Narrow the data below down to the lines containing "that".

----- Records shown -----

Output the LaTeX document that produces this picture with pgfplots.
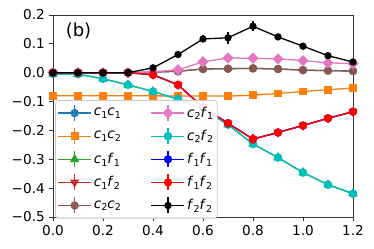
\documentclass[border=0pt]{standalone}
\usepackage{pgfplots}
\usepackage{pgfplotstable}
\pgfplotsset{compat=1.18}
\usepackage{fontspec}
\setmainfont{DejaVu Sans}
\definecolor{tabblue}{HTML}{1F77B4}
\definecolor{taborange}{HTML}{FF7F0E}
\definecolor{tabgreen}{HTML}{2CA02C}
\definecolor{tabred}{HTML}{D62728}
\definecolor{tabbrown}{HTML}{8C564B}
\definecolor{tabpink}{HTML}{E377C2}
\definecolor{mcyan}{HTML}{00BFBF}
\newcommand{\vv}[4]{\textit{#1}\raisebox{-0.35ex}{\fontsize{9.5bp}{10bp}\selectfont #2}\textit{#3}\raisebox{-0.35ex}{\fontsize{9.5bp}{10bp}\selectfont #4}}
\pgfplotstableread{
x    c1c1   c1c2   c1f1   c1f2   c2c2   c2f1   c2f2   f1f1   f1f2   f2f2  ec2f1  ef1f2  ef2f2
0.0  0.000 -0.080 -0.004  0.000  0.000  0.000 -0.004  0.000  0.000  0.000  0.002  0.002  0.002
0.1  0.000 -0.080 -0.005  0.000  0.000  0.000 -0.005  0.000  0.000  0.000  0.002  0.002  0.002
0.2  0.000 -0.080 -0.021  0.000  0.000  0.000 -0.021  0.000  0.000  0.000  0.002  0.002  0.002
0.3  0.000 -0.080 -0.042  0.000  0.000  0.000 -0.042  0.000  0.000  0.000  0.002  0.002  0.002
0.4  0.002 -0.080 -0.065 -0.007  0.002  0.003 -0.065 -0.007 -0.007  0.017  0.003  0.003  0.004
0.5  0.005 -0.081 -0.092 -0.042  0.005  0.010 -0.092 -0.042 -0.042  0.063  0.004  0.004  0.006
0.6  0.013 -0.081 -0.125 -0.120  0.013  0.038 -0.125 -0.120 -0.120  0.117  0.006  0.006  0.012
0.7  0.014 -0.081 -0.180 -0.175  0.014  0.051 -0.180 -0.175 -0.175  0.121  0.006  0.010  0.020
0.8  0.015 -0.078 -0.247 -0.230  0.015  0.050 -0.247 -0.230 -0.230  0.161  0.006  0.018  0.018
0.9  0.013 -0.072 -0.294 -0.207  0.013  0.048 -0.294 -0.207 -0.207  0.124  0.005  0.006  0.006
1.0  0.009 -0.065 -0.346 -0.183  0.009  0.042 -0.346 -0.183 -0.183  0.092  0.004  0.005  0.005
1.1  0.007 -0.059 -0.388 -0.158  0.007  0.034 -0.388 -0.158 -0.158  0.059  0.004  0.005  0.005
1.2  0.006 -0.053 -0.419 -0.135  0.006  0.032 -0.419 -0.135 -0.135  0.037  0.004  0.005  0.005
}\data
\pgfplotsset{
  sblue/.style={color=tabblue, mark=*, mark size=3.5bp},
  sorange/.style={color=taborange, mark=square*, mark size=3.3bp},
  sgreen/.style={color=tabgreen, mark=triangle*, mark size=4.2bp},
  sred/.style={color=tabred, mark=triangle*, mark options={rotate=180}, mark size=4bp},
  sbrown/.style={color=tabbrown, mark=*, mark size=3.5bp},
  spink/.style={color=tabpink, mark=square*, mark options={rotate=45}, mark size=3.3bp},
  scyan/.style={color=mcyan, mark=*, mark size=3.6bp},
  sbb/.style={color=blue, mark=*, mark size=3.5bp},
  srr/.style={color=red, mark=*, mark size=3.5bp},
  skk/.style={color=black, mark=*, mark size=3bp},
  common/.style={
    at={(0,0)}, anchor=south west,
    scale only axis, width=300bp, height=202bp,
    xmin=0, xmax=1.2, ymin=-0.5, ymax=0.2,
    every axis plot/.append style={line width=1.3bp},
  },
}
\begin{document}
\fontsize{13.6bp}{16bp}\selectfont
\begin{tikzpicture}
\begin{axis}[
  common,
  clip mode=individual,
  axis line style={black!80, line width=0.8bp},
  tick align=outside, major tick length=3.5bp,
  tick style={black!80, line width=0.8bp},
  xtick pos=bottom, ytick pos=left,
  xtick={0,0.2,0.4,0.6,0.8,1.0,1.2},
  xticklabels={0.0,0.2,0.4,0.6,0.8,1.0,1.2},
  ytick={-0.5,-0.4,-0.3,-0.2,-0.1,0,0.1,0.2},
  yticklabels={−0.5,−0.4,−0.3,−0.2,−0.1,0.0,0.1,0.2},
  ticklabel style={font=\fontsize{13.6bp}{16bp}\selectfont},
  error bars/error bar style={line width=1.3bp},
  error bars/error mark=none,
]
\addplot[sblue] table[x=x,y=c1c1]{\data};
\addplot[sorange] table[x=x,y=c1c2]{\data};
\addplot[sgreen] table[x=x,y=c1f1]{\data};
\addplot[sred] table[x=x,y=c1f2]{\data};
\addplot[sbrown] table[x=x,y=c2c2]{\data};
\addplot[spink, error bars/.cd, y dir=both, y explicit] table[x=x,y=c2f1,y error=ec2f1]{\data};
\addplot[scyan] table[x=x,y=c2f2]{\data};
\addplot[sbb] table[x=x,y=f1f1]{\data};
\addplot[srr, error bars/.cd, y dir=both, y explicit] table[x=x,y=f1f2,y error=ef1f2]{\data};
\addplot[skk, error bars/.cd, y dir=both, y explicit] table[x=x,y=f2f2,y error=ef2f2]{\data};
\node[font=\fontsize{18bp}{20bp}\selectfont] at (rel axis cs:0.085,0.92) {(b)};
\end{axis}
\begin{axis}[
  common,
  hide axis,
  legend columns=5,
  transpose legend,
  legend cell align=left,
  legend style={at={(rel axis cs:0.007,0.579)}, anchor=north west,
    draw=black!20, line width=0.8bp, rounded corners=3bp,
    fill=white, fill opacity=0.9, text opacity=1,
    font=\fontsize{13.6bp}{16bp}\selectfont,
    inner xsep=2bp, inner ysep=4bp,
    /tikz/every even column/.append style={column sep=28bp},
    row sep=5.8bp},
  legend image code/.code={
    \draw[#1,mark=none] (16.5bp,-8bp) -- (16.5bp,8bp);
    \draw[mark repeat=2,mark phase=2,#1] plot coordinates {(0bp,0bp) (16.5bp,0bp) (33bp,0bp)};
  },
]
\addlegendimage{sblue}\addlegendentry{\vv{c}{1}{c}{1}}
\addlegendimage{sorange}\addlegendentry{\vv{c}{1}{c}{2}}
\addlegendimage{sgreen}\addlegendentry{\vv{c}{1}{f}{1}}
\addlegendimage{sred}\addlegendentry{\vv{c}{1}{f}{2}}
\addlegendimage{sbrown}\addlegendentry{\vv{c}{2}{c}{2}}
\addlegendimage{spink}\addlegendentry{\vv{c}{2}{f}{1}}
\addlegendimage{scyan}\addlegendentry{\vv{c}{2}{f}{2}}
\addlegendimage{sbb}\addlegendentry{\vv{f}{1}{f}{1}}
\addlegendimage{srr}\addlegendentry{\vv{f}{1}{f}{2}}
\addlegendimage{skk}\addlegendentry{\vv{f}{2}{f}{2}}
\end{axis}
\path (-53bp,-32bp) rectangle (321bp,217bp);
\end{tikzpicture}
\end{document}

-----
----- Records shown -----

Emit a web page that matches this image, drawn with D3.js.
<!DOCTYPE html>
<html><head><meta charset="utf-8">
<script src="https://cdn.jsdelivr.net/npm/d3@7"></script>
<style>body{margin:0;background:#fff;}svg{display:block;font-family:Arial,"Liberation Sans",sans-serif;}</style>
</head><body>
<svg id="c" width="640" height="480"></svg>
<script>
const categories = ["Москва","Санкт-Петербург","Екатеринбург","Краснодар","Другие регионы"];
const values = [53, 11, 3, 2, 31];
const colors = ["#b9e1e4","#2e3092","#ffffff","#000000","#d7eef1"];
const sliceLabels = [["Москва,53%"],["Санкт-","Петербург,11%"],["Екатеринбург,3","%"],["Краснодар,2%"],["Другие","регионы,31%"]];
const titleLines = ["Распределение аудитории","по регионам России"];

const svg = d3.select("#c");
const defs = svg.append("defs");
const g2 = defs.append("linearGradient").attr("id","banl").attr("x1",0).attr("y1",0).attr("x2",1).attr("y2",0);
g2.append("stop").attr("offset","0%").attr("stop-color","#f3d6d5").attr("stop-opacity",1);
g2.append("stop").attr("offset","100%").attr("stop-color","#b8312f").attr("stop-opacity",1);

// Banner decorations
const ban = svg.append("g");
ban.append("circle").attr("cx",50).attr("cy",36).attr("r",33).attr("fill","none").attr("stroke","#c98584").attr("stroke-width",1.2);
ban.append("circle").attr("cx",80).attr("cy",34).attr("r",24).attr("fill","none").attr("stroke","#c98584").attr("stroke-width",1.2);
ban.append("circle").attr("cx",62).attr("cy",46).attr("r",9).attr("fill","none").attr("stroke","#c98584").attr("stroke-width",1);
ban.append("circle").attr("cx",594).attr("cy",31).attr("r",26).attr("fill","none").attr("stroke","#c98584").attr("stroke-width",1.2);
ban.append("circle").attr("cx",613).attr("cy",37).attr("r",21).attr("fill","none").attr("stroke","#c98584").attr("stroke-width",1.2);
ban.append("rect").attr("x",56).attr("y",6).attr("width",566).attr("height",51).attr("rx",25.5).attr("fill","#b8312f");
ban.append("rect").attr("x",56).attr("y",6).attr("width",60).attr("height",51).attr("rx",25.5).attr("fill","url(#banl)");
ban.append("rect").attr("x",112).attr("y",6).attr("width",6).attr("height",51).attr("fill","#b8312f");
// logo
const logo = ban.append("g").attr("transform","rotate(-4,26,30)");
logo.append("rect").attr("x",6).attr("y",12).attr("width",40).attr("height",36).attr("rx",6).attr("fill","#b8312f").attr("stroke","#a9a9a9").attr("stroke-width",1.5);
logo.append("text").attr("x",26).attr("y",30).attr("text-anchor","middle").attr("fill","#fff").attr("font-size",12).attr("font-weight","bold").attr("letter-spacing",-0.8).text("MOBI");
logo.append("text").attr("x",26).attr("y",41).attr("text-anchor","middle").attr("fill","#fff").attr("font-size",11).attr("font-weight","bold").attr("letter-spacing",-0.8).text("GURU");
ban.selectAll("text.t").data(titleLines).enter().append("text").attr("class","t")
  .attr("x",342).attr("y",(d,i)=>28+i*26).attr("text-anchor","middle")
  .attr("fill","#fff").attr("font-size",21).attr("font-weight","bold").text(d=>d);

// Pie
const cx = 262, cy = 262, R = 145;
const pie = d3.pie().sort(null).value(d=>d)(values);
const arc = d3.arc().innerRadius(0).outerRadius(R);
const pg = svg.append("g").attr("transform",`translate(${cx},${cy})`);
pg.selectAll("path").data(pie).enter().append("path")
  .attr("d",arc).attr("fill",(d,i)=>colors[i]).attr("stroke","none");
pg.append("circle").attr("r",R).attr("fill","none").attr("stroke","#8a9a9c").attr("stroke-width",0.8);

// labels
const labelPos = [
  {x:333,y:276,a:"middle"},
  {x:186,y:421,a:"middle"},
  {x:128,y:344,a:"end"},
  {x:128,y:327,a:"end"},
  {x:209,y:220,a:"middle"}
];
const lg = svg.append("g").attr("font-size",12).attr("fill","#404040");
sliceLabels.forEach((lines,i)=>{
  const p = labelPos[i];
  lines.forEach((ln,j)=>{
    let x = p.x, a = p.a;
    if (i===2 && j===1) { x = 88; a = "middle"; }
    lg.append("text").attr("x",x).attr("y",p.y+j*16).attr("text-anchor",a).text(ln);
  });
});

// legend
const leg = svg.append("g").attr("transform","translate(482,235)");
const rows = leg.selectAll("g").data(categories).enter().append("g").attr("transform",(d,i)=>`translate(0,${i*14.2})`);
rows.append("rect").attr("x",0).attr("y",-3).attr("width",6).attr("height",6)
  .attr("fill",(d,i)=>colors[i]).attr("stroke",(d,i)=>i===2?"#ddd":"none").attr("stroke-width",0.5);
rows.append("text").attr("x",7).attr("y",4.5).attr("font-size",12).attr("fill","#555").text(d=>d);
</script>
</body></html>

-----

= Finished answer =
Output the LaTeX document that produces this picture with pgfplots.
Emit a web page that matches this image, drawn with D3.js.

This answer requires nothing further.